### What you need to do
Print the lines of the listing below verbatim from its first line through the line bearing "3.133, 3.186, 3.137, 2.933]". Any pictures are to be omitted.

### Recorded data
## Begin

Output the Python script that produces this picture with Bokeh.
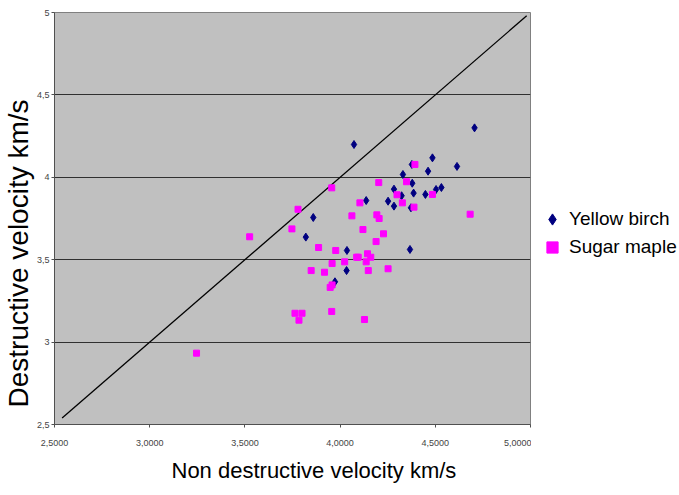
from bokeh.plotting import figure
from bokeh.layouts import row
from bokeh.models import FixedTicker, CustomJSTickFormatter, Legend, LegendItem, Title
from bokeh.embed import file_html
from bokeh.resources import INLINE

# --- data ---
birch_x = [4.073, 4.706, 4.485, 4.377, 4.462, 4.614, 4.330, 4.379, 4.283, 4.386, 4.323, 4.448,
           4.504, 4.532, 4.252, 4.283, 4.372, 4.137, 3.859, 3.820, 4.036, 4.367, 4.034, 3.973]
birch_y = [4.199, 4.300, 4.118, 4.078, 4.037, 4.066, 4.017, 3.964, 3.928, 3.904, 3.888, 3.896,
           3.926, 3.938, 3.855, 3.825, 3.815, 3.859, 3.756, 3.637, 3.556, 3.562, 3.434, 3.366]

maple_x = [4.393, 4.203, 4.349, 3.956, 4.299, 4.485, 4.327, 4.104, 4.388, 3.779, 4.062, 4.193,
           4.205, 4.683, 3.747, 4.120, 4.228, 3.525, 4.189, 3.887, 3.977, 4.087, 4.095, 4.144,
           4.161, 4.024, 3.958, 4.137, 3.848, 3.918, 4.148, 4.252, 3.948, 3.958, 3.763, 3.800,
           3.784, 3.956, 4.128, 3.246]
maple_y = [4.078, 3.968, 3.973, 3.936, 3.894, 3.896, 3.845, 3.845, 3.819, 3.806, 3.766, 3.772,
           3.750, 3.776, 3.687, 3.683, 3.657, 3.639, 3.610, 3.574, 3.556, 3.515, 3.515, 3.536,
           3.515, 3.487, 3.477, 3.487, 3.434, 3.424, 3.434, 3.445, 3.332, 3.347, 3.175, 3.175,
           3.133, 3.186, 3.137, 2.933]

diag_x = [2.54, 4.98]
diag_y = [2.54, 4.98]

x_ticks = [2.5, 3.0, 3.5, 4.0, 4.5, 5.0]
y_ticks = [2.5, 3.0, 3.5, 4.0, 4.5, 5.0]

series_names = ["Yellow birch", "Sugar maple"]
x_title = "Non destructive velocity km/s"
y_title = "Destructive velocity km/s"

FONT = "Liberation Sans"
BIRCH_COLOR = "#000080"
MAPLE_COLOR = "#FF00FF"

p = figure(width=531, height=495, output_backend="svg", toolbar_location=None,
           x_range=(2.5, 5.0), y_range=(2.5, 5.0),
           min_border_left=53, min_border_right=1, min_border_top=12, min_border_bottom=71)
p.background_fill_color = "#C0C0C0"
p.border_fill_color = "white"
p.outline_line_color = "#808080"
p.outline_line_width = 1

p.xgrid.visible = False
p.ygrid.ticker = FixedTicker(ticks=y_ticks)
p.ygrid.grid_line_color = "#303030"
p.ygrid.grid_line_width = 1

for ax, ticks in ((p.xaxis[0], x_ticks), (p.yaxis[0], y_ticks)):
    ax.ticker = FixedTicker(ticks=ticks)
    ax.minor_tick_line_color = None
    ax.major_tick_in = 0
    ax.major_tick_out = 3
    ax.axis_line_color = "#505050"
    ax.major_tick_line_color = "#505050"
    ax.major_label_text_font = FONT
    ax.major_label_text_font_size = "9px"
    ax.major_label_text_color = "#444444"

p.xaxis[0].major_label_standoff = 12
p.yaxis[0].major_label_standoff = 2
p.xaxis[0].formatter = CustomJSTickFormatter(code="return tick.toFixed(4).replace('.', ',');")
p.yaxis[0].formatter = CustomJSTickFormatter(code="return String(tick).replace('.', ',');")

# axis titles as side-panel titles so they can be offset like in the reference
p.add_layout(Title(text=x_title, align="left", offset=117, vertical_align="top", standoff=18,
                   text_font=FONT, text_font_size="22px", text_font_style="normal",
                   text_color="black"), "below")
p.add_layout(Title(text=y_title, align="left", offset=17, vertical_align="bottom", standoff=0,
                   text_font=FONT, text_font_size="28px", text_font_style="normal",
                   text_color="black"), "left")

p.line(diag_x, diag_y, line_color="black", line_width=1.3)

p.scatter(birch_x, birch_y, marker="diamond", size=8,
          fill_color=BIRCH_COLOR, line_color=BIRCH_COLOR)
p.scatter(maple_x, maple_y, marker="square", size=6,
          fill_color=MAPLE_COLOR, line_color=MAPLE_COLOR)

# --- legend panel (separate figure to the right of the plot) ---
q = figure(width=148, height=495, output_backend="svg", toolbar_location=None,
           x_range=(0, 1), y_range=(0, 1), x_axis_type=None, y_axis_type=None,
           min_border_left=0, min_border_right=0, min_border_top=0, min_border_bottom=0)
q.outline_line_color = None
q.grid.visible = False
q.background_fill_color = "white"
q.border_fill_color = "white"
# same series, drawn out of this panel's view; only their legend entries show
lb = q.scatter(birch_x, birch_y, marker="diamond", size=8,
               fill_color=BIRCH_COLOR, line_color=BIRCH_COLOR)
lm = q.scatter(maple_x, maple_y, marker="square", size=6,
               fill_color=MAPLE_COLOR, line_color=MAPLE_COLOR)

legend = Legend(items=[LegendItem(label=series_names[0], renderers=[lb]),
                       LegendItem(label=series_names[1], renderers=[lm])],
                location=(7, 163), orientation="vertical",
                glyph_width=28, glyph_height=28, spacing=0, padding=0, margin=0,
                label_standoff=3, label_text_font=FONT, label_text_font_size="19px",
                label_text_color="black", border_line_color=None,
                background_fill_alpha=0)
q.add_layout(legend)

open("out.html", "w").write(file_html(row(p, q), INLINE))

## End

### Answer to the exercise
Output the Python script that produces this picture with Bokeh.
from bokeh.plotting import figure
from bokeh.layouts import row
from bokeh.models import FixedTicker, CustomJSTickFormatter, Legend, LegendItem, Title
from bokeh.embed import file_html
from bokeh.resources import INLINE

# --- data ---
birch_x = [4.073, 4.706, 4.485, 4.377, 4.462, 4.614, 4.330, 4.379, 4.283, 4.386, 4.323, 4.448,
           4.504, 4.532, 4.252, 4.283, 4.372, 4.137, 3.859, 3.820, 4.036, 4.367, 4.034, 3.973]
birch_y = [4.199, 4.300, 4.118, 4.078, 4.037, 4.066, 4.017, 3.964, 3.928, 3.904, 3.888, 3.896,
           3.926, 3.938, 3.855, 3.825, 3.815, 3.859, 3.756, 3.637, 3.556, 3.562, 3.434, 3.366]

maple_x = [4.393, 4.203, 4.349, 3.956, 4.299, 4.485, 4.327, 4.104, 4.388, 3.779, 4.062, 4.193,
           4.205, 4.683, 3.747, 4.120, 4.228, 3.525, 4.189, 3.887, 3.977, 4.087, 4.095, 4.144,
           4.161, 4.024, 3.958, 4.137, 3.848, 3.918, 4.148, 4.252, 3.948, 3.958, 3.763, 3.800,
           3.784, 3.956, 4.128, 3.246]
maple_y = [4.078, 3.968, 3.973, 3.936, 3.894, 3.896, 3.845, 3.845, 3.819, 3.806, 3.766, 3.772,
           3.750, 3.776, 3.687, 3.683, 3.657, 3.639, 3.610, 3.574, 3.556, 3.515, 3.515, 3.536,
           3.515, 3.487, 3.477, 3.487, 3.434, 3.424, 3.434, 3.445, 3.332, 3.347, 3.175, 3.175,
           3.133, 3.186, 3.137, 2.933]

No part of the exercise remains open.